§ Information provided
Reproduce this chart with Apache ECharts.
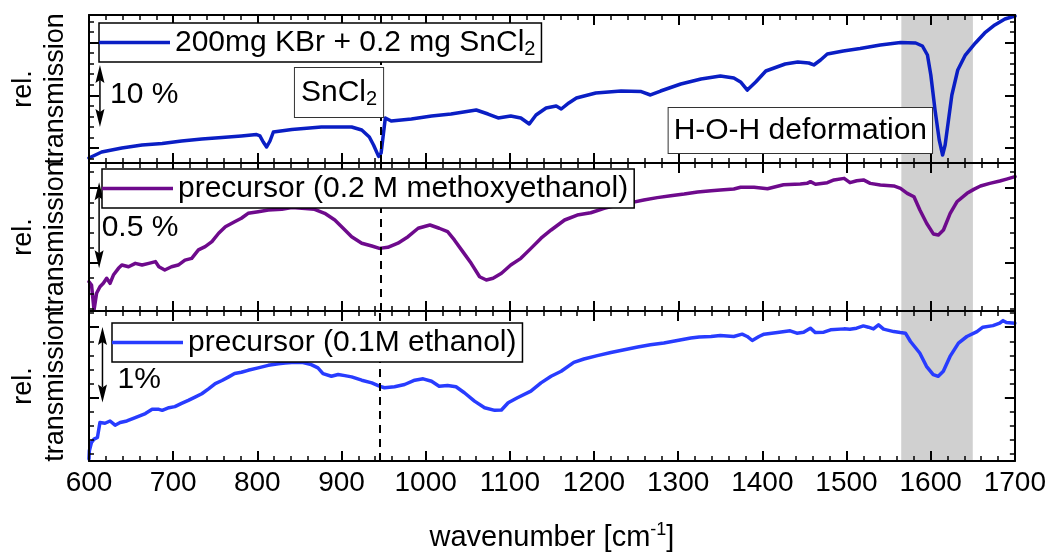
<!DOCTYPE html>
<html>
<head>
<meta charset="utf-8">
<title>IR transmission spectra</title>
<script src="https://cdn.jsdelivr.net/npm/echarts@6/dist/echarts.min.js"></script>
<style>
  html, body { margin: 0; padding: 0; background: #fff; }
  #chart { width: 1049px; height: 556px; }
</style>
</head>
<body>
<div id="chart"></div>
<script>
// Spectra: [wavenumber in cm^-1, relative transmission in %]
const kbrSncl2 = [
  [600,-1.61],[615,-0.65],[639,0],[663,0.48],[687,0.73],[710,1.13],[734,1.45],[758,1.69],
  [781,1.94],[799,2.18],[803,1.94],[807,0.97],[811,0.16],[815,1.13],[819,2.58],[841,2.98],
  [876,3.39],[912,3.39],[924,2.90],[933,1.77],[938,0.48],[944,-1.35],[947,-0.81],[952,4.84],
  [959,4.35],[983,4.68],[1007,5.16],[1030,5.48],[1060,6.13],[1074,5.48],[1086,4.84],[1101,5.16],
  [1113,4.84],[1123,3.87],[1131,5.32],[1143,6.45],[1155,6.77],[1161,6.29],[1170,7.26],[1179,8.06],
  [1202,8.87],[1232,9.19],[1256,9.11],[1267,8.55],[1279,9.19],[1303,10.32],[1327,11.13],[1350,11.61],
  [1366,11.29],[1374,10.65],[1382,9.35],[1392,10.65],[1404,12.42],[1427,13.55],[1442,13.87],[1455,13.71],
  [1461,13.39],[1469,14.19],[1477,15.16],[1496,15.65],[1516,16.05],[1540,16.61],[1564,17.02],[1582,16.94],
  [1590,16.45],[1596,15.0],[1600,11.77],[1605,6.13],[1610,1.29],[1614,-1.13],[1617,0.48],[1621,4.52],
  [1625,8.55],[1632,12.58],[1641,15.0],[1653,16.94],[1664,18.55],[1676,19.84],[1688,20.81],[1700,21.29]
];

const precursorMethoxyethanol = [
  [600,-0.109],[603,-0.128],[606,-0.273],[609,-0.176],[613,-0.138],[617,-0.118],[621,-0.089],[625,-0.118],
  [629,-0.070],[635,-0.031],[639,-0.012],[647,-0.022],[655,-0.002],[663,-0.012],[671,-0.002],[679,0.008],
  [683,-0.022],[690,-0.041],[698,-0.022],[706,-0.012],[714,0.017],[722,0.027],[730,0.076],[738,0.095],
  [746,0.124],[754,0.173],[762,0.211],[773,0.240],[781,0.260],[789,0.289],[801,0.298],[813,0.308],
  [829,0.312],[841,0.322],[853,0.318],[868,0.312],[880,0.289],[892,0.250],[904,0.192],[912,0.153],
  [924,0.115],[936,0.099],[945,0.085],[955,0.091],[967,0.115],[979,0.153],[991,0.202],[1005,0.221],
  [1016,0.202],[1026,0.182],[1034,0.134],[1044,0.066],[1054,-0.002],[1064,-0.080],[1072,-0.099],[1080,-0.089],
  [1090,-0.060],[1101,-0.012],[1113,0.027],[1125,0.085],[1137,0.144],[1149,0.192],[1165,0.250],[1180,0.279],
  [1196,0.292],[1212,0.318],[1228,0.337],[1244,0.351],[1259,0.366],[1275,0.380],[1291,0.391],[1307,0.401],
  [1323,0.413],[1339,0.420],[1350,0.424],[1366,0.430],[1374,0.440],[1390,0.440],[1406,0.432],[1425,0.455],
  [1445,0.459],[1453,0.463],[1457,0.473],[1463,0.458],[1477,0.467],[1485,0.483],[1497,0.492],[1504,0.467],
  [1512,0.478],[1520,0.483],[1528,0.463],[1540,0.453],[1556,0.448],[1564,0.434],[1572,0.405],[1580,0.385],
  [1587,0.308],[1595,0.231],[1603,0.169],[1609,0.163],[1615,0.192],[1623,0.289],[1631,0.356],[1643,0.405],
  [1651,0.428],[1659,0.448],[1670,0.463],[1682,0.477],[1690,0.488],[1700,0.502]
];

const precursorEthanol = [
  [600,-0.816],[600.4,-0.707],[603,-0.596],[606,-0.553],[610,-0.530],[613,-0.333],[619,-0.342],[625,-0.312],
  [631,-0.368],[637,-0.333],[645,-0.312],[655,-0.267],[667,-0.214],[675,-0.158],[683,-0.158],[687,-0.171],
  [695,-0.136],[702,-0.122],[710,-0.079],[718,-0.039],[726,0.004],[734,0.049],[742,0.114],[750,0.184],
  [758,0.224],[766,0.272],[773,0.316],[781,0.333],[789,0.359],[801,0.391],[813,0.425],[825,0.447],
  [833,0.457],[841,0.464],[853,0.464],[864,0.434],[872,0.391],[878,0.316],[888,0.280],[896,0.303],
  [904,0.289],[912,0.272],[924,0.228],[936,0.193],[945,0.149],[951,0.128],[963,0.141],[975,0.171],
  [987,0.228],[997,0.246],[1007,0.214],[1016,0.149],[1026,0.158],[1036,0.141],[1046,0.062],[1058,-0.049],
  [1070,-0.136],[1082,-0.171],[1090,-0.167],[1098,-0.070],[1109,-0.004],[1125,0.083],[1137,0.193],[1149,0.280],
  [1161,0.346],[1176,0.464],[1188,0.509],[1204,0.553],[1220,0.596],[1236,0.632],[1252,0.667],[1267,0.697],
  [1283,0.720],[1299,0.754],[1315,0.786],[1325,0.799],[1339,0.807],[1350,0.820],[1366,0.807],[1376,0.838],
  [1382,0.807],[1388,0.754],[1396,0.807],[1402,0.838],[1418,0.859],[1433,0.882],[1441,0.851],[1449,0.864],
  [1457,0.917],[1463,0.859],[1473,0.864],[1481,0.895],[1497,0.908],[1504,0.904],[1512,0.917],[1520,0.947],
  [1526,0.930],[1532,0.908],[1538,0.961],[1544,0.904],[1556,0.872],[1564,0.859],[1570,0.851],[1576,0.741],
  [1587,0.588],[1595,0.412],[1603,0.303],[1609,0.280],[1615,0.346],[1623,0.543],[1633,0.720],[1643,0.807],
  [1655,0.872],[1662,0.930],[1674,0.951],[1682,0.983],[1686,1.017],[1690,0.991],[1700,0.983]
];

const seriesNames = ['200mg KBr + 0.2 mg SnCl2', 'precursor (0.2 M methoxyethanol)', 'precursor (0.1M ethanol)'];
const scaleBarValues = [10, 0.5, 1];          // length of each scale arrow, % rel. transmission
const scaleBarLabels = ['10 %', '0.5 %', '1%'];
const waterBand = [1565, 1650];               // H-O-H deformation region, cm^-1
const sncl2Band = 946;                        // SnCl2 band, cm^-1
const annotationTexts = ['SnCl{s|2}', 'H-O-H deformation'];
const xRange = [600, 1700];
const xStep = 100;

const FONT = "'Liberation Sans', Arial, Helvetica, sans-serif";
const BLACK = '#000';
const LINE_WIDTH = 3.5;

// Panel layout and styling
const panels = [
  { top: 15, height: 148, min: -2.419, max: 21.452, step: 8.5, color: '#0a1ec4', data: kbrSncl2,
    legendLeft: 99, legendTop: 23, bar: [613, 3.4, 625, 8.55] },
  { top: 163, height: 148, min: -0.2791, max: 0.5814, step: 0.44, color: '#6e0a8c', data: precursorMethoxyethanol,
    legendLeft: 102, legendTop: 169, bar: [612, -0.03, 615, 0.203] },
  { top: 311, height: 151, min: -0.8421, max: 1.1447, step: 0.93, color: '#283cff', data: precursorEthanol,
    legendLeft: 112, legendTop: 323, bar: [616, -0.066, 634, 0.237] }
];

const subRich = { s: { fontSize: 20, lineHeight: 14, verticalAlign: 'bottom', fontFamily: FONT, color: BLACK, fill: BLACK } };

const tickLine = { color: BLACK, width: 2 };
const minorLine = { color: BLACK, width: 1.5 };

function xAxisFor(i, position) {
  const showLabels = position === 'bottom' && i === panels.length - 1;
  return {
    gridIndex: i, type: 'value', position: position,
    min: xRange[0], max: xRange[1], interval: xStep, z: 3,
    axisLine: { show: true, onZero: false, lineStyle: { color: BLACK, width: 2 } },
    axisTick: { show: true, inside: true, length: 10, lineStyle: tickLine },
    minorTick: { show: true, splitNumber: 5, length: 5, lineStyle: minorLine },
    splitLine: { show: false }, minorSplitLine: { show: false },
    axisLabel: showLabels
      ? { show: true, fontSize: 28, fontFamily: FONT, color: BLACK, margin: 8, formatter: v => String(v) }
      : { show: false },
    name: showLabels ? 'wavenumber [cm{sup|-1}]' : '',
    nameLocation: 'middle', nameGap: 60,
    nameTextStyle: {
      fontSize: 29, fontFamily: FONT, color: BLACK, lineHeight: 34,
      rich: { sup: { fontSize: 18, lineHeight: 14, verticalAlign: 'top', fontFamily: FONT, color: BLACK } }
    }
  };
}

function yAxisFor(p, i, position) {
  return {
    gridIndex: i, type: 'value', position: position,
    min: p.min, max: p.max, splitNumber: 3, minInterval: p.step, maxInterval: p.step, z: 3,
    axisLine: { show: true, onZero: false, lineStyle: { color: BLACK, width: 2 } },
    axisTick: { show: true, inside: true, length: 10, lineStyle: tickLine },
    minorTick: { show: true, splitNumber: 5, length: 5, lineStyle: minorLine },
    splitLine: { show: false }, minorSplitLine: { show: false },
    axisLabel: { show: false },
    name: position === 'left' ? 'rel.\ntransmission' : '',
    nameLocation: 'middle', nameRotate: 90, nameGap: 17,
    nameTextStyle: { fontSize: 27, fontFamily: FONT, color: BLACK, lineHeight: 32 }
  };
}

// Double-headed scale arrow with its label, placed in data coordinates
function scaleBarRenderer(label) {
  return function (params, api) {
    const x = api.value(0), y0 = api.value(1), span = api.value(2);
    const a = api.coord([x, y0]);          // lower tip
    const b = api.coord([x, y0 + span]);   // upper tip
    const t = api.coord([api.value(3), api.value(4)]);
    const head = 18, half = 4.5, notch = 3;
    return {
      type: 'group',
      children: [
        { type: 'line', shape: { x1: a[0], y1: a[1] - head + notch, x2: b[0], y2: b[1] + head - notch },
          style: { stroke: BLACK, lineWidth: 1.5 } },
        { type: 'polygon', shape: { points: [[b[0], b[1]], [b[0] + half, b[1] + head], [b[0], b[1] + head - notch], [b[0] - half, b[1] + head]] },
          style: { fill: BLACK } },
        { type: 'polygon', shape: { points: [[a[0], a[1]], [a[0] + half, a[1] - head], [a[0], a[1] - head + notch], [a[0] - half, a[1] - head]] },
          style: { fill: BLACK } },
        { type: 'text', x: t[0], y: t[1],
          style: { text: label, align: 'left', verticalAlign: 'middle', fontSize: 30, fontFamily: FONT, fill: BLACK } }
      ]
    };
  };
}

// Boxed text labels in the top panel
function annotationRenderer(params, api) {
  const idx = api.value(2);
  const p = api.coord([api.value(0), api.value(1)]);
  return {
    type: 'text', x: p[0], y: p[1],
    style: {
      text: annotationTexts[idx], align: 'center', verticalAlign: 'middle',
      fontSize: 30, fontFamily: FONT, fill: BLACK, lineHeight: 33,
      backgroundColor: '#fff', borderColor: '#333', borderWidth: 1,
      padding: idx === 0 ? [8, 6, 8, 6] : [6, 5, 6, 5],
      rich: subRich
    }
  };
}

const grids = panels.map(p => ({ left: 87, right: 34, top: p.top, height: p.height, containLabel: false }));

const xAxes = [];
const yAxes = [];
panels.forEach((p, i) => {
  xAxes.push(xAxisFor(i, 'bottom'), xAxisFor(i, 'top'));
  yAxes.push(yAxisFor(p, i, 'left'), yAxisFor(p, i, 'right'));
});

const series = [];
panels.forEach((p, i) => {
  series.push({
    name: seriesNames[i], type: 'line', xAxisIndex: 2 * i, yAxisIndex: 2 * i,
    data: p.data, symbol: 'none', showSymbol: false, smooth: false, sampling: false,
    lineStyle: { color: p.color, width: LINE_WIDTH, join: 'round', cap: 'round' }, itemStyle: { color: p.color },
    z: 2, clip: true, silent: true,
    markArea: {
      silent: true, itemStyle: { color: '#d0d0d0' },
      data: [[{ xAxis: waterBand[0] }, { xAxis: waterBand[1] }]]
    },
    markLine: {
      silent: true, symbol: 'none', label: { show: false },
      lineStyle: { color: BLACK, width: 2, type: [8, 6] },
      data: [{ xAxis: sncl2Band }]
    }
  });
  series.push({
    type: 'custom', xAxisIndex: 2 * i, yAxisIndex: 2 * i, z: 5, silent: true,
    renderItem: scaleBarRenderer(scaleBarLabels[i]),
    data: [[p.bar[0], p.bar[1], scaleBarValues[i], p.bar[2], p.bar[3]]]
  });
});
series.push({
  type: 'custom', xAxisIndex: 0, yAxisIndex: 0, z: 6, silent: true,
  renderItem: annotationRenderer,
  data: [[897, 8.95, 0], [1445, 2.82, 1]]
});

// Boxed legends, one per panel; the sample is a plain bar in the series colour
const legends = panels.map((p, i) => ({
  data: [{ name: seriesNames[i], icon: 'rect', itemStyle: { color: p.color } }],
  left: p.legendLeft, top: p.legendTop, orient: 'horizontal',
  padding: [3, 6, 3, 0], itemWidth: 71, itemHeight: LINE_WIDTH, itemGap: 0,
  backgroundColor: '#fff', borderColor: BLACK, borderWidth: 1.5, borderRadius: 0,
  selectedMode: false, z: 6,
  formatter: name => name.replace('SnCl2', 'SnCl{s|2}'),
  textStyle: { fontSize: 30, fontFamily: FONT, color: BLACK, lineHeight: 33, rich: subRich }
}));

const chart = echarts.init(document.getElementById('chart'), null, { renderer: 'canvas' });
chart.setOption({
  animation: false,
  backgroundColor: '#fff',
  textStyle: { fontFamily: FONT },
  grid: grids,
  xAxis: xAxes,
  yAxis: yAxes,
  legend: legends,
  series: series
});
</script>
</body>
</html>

§ Your instructions
Lines containing the string "with" are to be selected and copied.

§ Solution to the exercise
Reproduce this chart with Apache ECharts.
// Double-headed scale arrow with its label, placed in data coordinates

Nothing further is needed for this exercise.